WRITTEN TASK: Can you transcribe the data exactly? Leave the pictures out.

:: SOURCE EXCERPT ::

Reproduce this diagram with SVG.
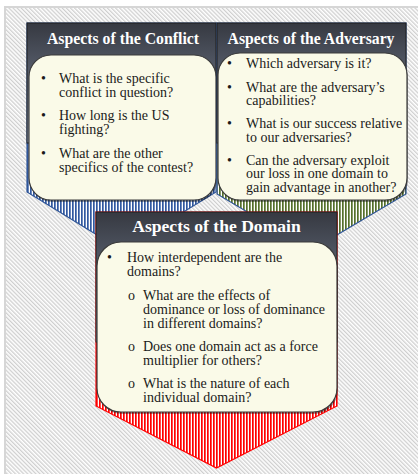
<svg xmlns="http://www.w3.org/2000/svg" width="418" height="474" viewBox="0 0 418 474">
<defs>
  <pattern id="bg" width="2.9" height="10" patternUnits="userSpaceOnUse" patternTransform="rotate(-45)">
    <rect width="2.9" height="10" fill="#ffffff"/>
    <rect width="1.3" height="10" fill="#cfcfcf"/>
  </pattern>
  <pattern id="blue" width="3" height="10" patternUnits="userSpaceOnUse">
    <rect width="3" height="10" fill="#ffffff"/>
    <rect width="1.7" height="10" fill="#3158a0"/>
  </pattern>
  <pattern id="green" width="3" height="10" patternUnits="userSpaceOnUse">
    <rect width="3" height="10" fill="#ffffff"/>
    <rect width="1.7" height="10" fill="#55702c"/>
  </pattern>
  <pattern id="red" width="3" height="10" patternUnits="userSpaceOnUse">
    <rect width="3" height="10" fill="#ffffff"/>
    <rect width="1.7" height="10" fill="#ff0000"/>
  </pattern>
  <linearGradient id="hdr" x1="0" y1="0" x2="0" y2="1">
    <stop offset="0" stop-color="#363941"/>
    <stop offset="1" stop-color="#8490a6"/>
  </linearGradient>
  <style>
    .hdr { fill: url(#hdr); stroke: #1e1e1e; stroke-width: 1; }
    .box { fill: #fafae8; stroke: #3a3a3a; stroke-width: 1.2; }
    .shadow { fill: #000000; opacity: 0.35; }
    .title { font-family: "Liberation Serif", "DejaVu Serif", serif; font-weight: bold; fill: #ffffff; text-anchor: middle; }
    .body { font-family: "Liberation Serif", "DejaVu Serif", serif; font-size: 14px; fill: #1a1a1a; }
  </style>
</defs>

<rect x="5" y="7" width="430" height="480" fill="url(#bg)" stroke="#d6d6d6" stroke-width="2"/>

<g id="conflict">
  <polygon points="27,23 216,23 216,192 121.5,250 27,192" fill="url(#blue)" stroke="#2f5597" stroke-width="1.2"/>
  <rect class="hdr" x="27" y="23" width="189" height="120"/>
  <text class="title" x="123" y="43.5" font-size="15.8">Aspects of the Conflict</text>
  <rect class="shadow" x="30" y="57" width="187" height="145" rx="22"/>
  <rect class="box" x="29" y="55" width="187" height="145" rx="22"/>
  <g class="body">
    <text x="41" y="83">•</text>
    <text x="59" y="83">What is the specific</text>
    <text x="59" y="97">conflict in question?</text>
    <text x="41" y="120">•</text>
    <text x="59" y="120">How long is the US</text>
    <text x="59" y="134">fighting?</text>
    <text x="41" y="157.5">•</text>
    <text x="59" y="157.5">What are the other</text>
    <text x="59" y="171.5">specifics of the contest?</text>
  </g>
</g>

<g id="adversary">
  <polygon points="217,23 406,23 406,194 311.5,250 217,194" fill="url(#green)" stroke="#2f5597" stroke-width="1.2"/>
  <rect class="hdr" x="217" y="23" width="189" height="120"/>
  <text class="title" x="311" y="43.5" font-size="15.7">Aspects of the Adversary</text>
  <rect class="shadow" x="219" y="55" width="189" height="147" rx="22"/>
  <rect class="box" x="218" y="53" width="189" height="147" rx="22"/>
  <g class="body">
    <text x="227" y="68">•</text>
    <text x="246" y="68">Which adversary is it?</text>
    <text x="227" y="91.5">•</text>
    <text x="246" y="91.5">What are the adversary’s</text>
    <text x="246" y="105">capabilities?</text>
    <text x="227" y="128">•</text>
    <text x="246" y="128">What is our success relative</text>
    <text x="246" y="141.5">to our adversaries?</text>
    <text x="227" y="164.5">•</text>
    <text x="246" y="164.5">Can the adversary exploit</text>
    <text x="246" y="178">our loss in one domain to</text>
    <text x="246" y="191.5">gain advantage in another?</text>
  </g>
</g>

<g id="domain">
  <polygon points="96,212 337,212 337,406 216.5,468 96,406" fill="url(#red)" stroke="#ff0000" stroke-width="1.2"/>
  <rect class="hdr" x="96" y="212" width="241" height="130"/>
  <text class="title" x="216.5" y="232" font-size="17.6">Aspects of the Domain</text>
  <rect class="shadow" x="98" y="244" width="240" height="170" rx="24"/>
  <rect class="box" x="97" y="242" width="240" height="170" rx="24"/>
  <g class="body">
    <text x="107" y="262">•</text>
    <text x="127" y="262">How interdependent are the</text>
    <text x="127" y="276">domains?</text>
    <text x="128" y="299.5">o</text>
    <text x="143" y="299.5">What are the effects of</text>
    <text x="143" y="313.5">dominance or loss of dominance</text>
    <text x="143" y="327.5">in different domains?</text>
    <text x="128" y="351">o</text>
    <text x="143" y="351">Does one domain act as a force</text>
    <text x="143" y="365">multiplier for others?</text>
    <text x="128" y="388">o</text>
    <text x="143" y="388">What is the nature of each</text>
    <text x="143" y="402">individual domain?</text>
  </g>
</g>

<g id="connectors"/>
</svg>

:::

RESPONSE:
Reproduce this diagram with SVG.
<svg xmlns="http://www.w3.org/2000/svg" width="418" height="474" viewBox="0 0 418 474">
<defs>
  <pattern id="bg" width="2.9" height="10" patternUnits="userSpaceOnUse" patternTransform="rotate(-45)">
    <rect width="2.9" height="10" fill="#ffffff"/>
    <rect width="1.3" height="10" fill="#cfcfcf"/>
  </pattern>
  <pattern id="blue" width="3" height="10" patternUnits="userSpaceOnUse">
    <rect width="3" height="10" fill="#ffffff"/>
    <rect width="1.7" height="10" fill="#3158a0"/>
  </pattern>
  <pattern id="green" width="3" height="10" patternUnits="userSpaceOnUse">
    <rect width="3" height="10" fill="#ffffff"/>
    <rect width="1.7" height="10" fill="#55702c"/>
  </pattern>
  <pattern id="red" width="3" height="10" patternUnits="userSpaceOnUse">
    <rect width="3" height="10" fill="#ffffff"/>
    <rect width="1.7" height="10" fill="#ff0000"/>
  </pattern>
  <linearGradient id="hdr" x1="0" y1="0" x2="0" y2="1">
    <stop offset="0" stop-color="#363941"/>
    <stop offset="1" stop-color="#8490a6"/>
  </linearGradient>
  <style>
    .hdr { fill: url(#hdr); stroke: #1e1e1e; stroke-width: 1; }
    .box { fill: #fafae8; stroke: #3a3a3a; stroke-width: 1.2; }
    .shadow { fill: #000000; opacity: 0.35; }
    .title { font-family: "Liberation Serif", "DejaVu Serif", serif; font-weight: bold; fill: #ffffff; text-anchor: middle; }
    .body { font-family: "Liberation Serif", "DejaVu Serif", serif; font-size: 14px; fill: #1a1a1a; }
  </style>
</defs>

<rect x="5" y="7" width="430" height="480" fill="url(#bg)" stroke="#d6d6d6" stroke-width="2"/>

<g id="conflict">
  <polygon points="27,23 216,23 216,192 121.5,250 27,192" fill="url(#blue)" stroke="#2f5597" stroke-width="1.2"/>
  <rect class="hdr" x="27" y="23" width="189" height="120"/>
  <text class="title" x="123" y="43.5" font-size="15.8">Aspects of the Conflict</text>
  <rect class="shadow" x="30" y="57" width="187" height="145" rx="22"/>
  <rect class="box" x="29" y="55" width="187" height="145" rx="22"/>
  <g class="body">
    <text x="41" y="83">•</text>
    <text x="59" y="83">What is the specific</text>
    <text x="59" y="97">conflict in question?</text>
    <text x="41" y="120">•</text>
    <text x="59" y="120">How long is the US</text>
    <text x="59" y="134">fighting?</text>
    <text x="41" y="157.5">•</text>
    <text x="59" y="157.5">What are the other</text>
    <text x="59" y="171.5">specifics of the contest?</text>
  </g>
</g>

<g id="adversary">
  <polygon points="217,23 406,23 406,194 311.5,250 217,194" fill="url(#green)" stroke="#2f5597" stroke-width="1.2"/>
  <rect class="hdr" x="217" y="23" width="189" height="120"/>
  <text class="title" x="311" y="43.5" font-size="15.7">Aspects of the Adversary</text>
  <rect class="shadow" x="219" y="55" width="189" height="147" rx="22"/>
  <rect class="box" x="218" y="53" width="189" height="147" rx="22"/>
  <g class="body">
    <text x="227" y="68">•</text>
    <text x="246" y="68">Which adversary is it?</text>
    <text x="227" y="91.5">•</text>
    <text x="246" y="91.5">What are the adversary’s</text>
    <text x="246" y="105">capabilities?</text>
    <text x="227" y="128">•</text>
    <text x="246" y="128">What is our success relative</text>
    <text x="246" y="141.5">to our adversaries?</text>
    <text x="227" y="164.5">•</text>
    <text x="246" y="164.5">Can the adversary exploit</text>
    <text x="246" y="178">our loss in one domain to</text>
    <text x="246" y="191.5">gain advantage in another?</text>
  </g>
</g>

<g id="domain">
  <polygon points="96,212 337,212 337,406 216.5,468 96,406" fill="url(#red)" stroke="#ff0000" stroke-width="1.2"/>
  <rect class="hdr" x="96" y="212" width="241" height="130"/>
  <text class="title" x="216.5" y="232" font-size="17.6">Aspects of the Domain</text>
  <rect class="shadow" x="98" y="244" width="240" height="170" rx="24"/>
  <rect class="box" x="97" y="242" width="240" height="170" rx="24"/>
  <g class="body">
    <text x="107" y="262">•</text>
    <text x="127" y="262">How interdependent are the</text>
    <text x="127" y="276">domains?</text>
    <text x="128" y="299.5">o</text>
    <text x="143" y="299.5">What are the effects of</text>
    <text x="143" y="313.5">dominance or loss of dominance</text>
    <text x="143" y="327.5">in different domains?</text>
    <text x="128" y="351">o</text>
    <text x="143" y="351">Does one domain act as a force</text>
    <text x="143" y="365">multiplier for others?</text>
    <text x="128" y="388">o</text>
    <text x="143" y="388">What is the nature of each</text>
    <text x="143" y="402">individual domain?</text>
  </g>
</g>

<g id="connectors"/>
</svg>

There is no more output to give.